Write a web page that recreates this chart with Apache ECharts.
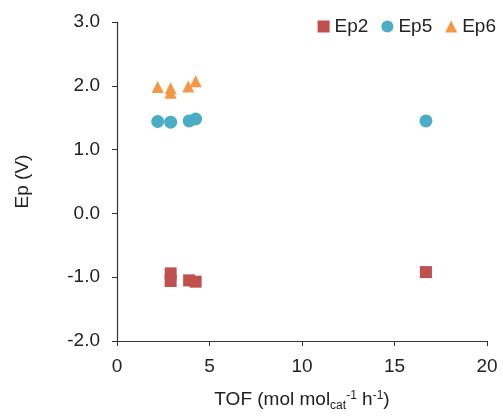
<!DOCTYPE html>
<html>
<head>
<meta charset="utf-8">
<script src="https://cdn.jsdelivr.net/npm/echarts@6/dist/echarts.min.js"></script>
<style>
  html, body { margin: 0; padding: 0; background: #fff; }
  #chart { width: 503px; height: 417px; }
</style>
</head>
<body>
<div id="chart"></div>
<script>
// 数据：TOF 与 Ep
const ep2 = [[2.9, -0.94], [2.9, -1.06], [3.9, -1.05], [4.25, -1.07], [16.7, -0.92]];
const ep5 = [[2.2, 1.44], [2.9, 1.43], [3.9, 1.45], [4.25, 1.48], [16.7, 1.45]];
const ep6 = [[2.2, 1.98], [2.9, 1.96], [2.9, 1.89], [3.85, 1.99], [4.25, 2.07]];
const seriesNames = ['Ep2', 'Ep5', 'Ep6'];

const axisColor = '#333';
const textColor = '#222';
const chart = echarts.init(document.getElementById('chart'));

const option = {
  animation: false,
  textStyle: { fontFamily: 'Liberation Sans, Arial, sans-serif' },
  grid: { left: 117, right: 16, top: 22, bottom: 74 },
  legend: {
    data: [
      { name: seriesNames[0], icon: 'rect' },
      { name: seriesNames[1], icon: 'circle' },
      { name: seriesNames[2], icon: 'triangle' },
    ],
    right: 2,
    top: 12,
    itemWidth: 12,
    itemHeight: 12,
    itemGap: 13,
    textStyle: { fontSize: 19, color: textColor },
  },
  xAxis: {
    type: 'value',
    min: 0,
    max: 20,
    interval: 5,
    name: '{m|TOF (mol mol}{s|cat}{p|-1}{m| h}{p|-1}{m|)}',
    nameLocation: 'middle',
    nameGap: 47,
    nameTextStyle: {
      rich: {
        m: { fontSize: 19, color: textColor },
        s: { fontSize: 12, color: textColor, padding: [12, 0, 0, 0] },
        p: { fontSize: 12, color: textColor, padding: [0, 0, 8, 0] },
      },
    },
    axisLine: { show: true, onZero: false, lineStyle: { color: axisColor, width: 1.2 } },
    axisTick: { show: true, inside: false, length: 5, lineStyle: { color: axisColor } },
    axisLabel: { fontSize: 19, color: textColor, margin: 16 },
    splitLine: { show: false },
  },
  yAxis: {
    type: 'value',
    min: -2,
    max: 3,
    interval: 1,
    name: 'Ep (V)',
    nameLocation: 'middle',
    nameGap: 85,
    nameTextStyle: { fontSize: 19, color: textColor },
    axisLine: { show: true, onZero: false, lineStyle: { color: axisColor, width: 1.2 } },
    axisTick: { show: true, inside: false, length: 5, lineStyle: { color: axisColor } },
    axisLabel: { fontSize: 19, color: textColor, margin: 17, formatter: (v) => v.toFixed(1) },
    splitLine: { show: false },
  },
  series: [
    { name: seriesNames[0], type: 'scatter', symbol: 'rect', symbolSize: 12, itemStyle: { color: '#C0504D', opacity: 1 }, data: ep2 },
    { name: seriesNames[1], type: 'scatter', symbol: 'circle', symbolSize: 13, itemStyle: { color: '#4BACC6', opacity: 1 }, data: ep5 },
    { name: seriesNames[2], type: 'scatter', symbol: 'triangle', symbolSize: 12, itemStyle: { color: '#F79646', opacity: 1 }, data: ep6 },
  ],
};

chart.setOption(option);
</script>
</body>
</html>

+-------+

Print the complete listing exactly as it stands, without its pictures.

Write a web page that recreates this chart with Apache ECharts.
<!DOCTYPE html>
<html>
<head>
<meta charset="utf-8">
<script src="https://cdn.jsdelivr.net/npm/echarts@6/dist/echarts.min.js"></script>
<style>
  html, body { margin: 0; padding: 0; background: #fff; }
  #chart { width: 503px; height: 417px; }
</style>
</head>
<body>
<div id="chart"></div>
<script>
// 数据：TOF 与 Ep
const ep2 = [[2.9, -0.94], [2.9, -1.06], [3.9, -1.05], [4.25, -1.07], [16.7, -0.92]];
const ep5 = [[2.2, 1.44], [2.9, 1.43], [3.9, 1.45], [4.25, 1.48], [16.7, 1.45]];
const ep6 = [[2.2, 1.98], [2.9, 1.96], [2.9, 1.89], [3.85, 1.99], [4.25, 2.07]];
const seriesNames = ['Ep2', 'Ep5', 'Ep6'];

const axisColor = '#333';
const textColor = '#222';
const chart = echarts.init(document.getElementById('chart'));

const option = {
  animation: false,
  textStyle: { fontFamily: 'Liberation Sans, Arial, sans-serif' },
  grid: { left: 117, right: 16, top: 22, bottom: 74 },
  legend: {
    data: [
      { name: seriesNames[0], icon: 'rect' },
      { name: seriesNames[1], icon: 'circle' },
      { name: seriesNames[2], icon: 'triangle' },
    ],
    right: 2,
    top: 12,
    itemWidth: 12,
    itemHeight: 12,
    itemGap: 13,
    textStyle: { fontSize: 19, color: textColor },
  },
  xAxis: {
    type: 'value',
    min: 0,
    max: 20,
    interval: 5,
    name: '{m|TOF (mol mol}{s|cat}{p|-1}{m| h}{p|-1}{m|)}',
    nameLocation: 'middle',
    nameGap: 47,
    nameTextStyle: {
      rich: {
        m: { fontSize: 19, color: textColor },
        s: { fontSize: 12, color: textColor, padding: [12, 0, 0, 0] },
        p: { fontSize: 12, color: textColor, padding: [0, 0, 8, 0] },
      },
    },
    axisLine: { show: true, onZero: false, lineStyle: { color: axisColor, width: 1.2 } },
    axisTick: { show: true, inside: false, length: 5, lineStyle: { color: axisColor } },
    axisLabel: { fontSize: 19, color: textColor, margin: 16 },
    splitLine: { show: false },
  },
  yAxis: {
    type: 'value',
    min: -2,
    max: 3,
    interval: 1,
    name: 'Ep (V)',
    nameLocation: 'middle',
    nameGap: 85,
    nameTextStyle: { fontSize: 19, color: textColor },
    axisLine: { show: true, onZero: false, lineStyle: { color: axisColor, width: 1.2 } },
    axisTick: { show: true, inside: false, length: 5, lineStyle: { color: axisColor } },
    axisLabel: { fontSize: 19, color: textColor, margin: 17, formatter: (v) => v.toFixed(1) },
    splitLine: { show: false },
  },
  series: [
    { name: seriesNames[0], type: 'scatter', symbol: 'rect', symbolSize: 12, itemStyle: { color: '#C0504D', opacity: 1 }, data: ep2 },
    { name: seriesNames[1], type: 'scatter', symbol: 'circle', symbolSize: 13, itemStyle: { color: '#4BACC6', opacity: 1 }, data: ep5 },
    { name: seriesNames[2], type: 'scatter', symbol: 'triangle', symbolSize: 12, itemStyle: { color: '#F79646', opacity: 1 }, data: ep6 },
  ],
};

chart.setOption(option);
</script>
</body>
</html>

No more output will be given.